> GOAL: Lines containing the string "that" are to be counted. Write only how many there are.

> MATERIAL SHOWN:
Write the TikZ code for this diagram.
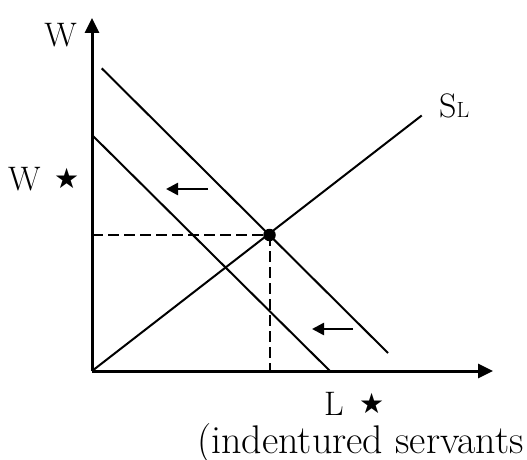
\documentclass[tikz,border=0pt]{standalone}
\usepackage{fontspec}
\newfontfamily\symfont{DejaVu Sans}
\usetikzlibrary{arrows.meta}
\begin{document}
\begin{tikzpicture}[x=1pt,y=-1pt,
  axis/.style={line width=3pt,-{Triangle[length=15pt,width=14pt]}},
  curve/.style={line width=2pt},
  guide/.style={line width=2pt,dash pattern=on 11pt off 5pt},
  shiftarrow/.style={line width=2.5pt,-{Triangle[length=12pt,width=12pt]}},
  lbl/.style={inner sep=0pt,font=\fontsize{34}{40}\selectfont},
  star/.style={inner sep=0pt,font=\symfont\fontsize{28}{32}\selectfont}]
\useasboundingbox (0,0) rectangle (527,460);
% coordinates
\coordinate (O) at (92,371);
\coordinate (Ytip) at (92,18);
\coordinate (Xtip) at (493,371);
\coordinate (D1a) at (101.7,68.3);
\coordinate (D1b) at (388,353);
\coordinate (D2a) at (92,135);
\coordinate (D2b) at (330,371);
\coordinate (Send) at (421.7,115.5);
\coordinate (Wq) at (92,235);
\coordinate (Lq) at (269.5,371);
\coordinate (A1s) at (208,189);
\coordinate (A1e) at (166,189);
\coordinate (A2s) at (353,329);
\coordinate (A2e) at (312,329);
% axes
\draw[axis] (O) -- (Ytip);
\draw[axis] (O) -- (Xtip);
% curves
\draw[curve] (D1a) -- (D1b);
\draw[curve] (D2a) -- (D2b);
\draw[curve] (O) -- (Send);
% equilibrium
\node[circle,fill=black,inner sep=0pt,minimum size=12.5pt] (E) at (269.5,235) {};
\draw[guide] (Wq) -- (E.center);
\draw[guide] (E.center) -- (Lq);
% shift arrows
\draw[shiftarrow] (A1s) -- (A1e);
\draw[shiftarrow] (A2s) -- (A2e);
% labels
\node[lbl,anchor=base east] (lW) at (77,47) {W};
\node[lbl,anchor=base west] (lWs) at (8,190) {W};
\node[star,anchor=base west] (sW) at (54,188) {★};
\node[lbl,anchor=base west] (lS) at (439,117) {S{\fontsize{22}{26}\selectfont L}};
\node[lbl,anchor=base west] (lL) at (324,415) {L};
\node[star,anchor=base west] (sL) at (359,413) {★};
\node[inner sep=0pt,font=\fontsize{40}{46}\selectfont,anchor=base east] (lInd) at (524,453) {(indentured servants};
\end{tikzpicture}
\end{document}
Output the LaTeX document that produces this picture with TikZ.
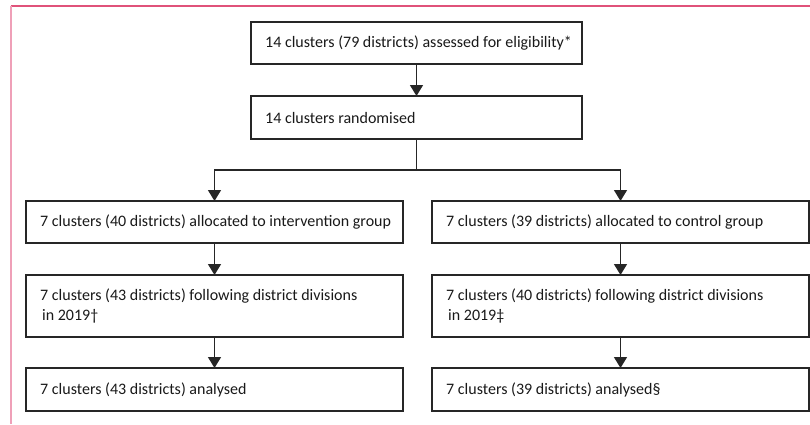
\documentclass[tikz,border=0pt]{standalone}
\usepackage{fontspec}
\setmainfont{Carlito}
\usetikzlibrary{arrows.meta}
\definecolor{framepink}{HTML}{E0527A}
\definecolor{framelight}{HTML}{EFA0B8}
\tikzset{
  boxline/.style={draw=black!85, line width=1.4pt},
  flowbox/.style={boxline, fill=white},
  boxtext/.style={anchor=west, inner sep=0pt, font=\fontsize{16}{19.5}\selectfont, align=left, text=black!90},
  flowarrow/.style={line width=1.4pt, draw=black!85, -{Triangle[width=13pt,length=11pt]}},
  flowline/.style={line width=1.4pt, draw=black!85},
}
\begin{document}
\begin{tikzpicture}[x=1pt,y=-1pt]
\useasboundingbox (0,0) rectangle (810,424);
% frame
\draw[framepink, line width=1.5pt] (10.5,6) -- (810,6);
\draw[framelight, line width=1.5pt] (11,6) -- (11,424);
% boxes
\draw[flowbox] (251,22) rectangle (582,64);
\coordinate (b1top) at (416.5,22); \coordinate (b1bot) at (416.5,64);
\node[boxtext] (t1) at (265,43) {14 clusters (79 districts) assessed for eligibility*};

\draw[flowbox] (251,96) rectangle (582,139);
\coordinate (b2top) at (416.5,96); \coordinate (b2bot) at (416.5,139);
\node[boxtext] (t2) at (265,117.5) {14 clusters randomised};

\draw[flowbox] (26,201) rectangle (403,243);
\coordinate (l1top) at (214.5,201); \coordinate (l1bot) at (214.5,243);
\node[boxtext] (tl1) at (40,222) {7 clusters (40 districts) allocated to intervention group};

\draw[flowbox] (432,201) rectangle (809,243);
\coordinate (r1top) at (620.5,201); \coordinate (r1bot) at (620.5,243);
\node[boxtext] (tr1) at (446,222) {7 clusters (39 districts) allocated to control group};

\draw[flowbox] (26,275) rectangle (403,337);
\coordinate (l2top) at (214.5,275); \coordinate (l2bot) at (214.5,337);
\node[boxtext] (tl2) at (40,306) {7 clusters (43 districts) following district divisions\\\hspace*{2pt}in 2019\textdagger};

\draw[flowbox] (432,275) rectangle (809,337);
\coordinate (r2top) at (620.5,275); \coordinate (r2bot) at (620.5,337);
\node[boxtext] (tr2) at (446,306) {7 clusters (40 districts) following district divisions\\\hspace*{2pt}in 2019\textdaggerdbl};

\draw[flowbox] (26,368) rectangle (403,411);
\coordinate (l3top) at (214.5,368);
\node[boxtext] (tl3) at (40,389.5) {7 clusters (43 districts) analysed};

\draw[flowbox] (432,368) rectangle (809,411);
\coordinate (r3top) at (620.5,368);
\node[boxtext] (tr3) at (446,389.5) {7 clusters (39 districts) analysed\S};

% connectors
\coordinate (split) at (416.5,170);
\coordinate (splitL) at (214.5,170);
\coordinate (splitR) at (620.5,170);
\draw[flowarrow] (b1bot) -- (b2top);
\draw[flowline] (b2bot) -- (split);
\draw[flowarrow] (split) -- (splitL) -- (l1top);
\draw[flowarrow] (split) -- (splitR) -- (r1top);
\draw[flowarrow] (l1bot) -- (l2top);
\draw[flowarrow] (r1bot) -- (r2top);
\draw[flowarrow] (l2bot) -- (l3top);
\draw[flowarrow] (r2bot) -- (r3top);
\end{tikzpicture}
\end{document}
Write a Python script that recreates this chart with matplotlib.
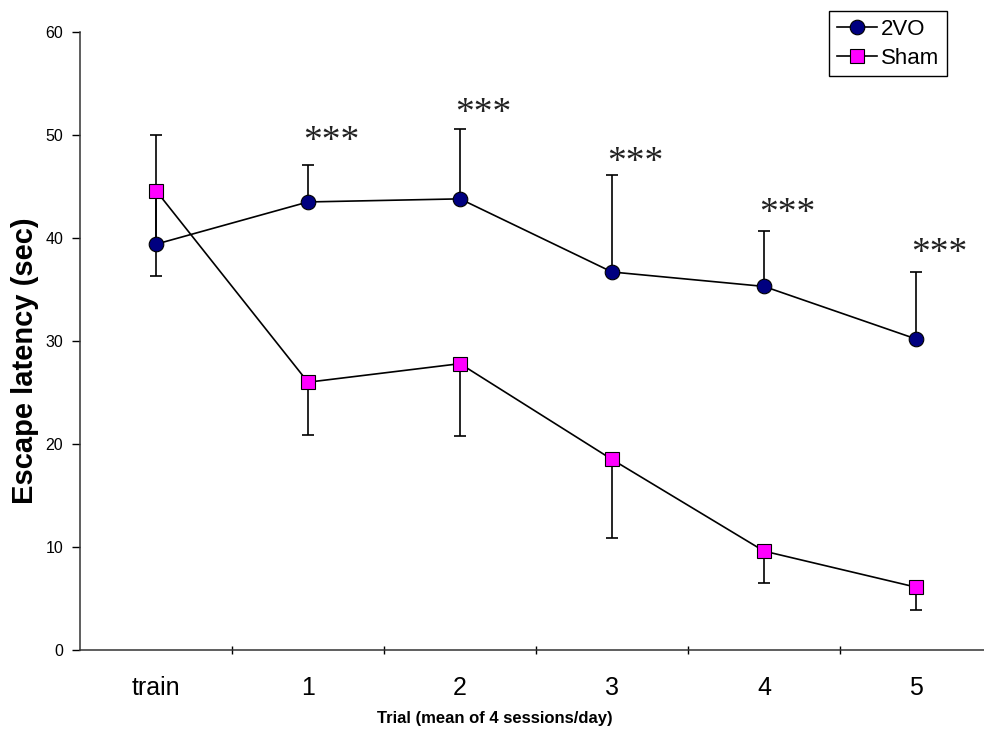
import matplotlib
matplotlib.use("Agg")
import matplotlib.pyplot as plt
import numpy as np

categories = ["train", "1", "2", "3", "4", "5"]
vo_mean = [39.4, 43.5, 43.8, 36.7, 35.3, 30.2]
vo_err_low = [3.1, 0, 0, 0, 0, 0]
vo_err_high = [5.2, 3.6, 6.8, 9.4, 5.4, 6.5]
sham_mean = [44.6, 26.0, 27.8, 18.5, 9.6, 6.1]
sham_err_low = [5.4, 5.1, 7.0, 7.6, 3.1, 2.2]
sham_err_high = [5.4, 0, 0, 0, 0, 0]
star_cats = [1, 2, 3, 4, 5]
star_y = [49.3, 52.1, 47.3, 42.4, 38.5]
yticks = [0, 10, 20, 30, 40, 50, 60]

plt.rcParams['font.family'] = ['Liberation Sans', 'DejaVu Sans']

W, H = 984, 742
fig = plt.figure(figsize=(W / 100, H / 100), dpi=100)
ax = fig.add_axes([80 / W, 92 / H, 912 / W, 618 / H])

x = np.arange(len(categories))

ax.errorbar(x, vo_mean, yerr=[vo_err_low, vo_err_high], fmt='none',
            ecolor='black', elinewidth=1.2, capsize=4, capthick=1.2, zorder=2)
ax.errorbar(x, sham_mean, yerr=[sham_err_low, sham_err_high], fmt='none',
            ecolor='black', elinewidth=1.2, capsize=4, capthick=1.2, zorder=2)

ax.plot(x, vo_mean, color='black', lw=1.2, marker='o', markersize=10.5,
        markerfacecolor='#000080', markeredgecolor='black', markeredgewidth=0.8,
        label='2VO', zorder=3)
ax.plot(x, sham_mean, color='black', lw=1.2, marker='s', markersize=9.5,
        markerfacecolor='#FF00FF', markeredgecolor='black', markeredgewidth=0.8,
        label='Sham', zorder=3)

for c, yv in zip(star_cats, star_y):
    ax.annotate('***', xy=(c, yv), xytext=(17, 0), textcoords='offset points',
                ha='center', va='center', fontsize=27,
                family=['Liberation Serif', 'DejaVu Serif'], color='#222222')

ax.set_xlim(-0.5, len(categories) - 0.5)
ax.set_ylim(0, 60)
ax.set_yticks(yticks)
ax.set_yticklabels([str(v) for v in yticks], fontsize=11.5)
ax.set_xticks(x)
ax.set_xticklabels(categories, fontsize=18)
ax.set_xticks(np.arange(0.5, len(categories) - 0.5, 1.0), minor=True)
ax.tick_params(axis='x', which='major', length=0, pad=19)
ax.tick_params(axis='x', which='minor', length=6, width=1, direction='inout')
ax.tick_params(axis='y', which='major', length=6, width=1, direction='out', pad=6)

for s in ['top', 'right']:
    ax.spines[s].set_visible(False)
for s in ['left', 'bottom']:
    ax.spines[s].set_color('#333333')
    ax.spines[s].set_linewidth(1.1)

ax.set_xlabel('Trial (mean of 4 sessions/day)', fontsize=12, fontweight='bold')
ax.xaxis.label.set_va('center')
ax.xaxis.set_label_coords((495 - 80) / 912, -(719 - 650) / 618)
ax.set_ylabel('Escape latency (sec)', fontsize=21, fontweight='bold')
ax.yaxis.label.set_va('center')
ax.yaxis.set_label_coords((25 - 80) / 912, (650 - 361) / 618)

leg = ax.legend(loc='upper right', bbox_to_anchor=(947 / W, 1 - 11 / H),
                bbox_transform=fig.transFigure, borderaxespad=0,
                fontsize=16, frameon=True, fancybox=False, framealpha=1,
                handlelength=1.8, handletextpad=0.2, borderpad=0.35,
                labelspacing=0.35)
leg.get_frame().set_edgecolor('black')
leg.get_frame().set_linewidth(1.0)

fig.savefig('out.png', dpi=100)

> TASK ANSWER: 2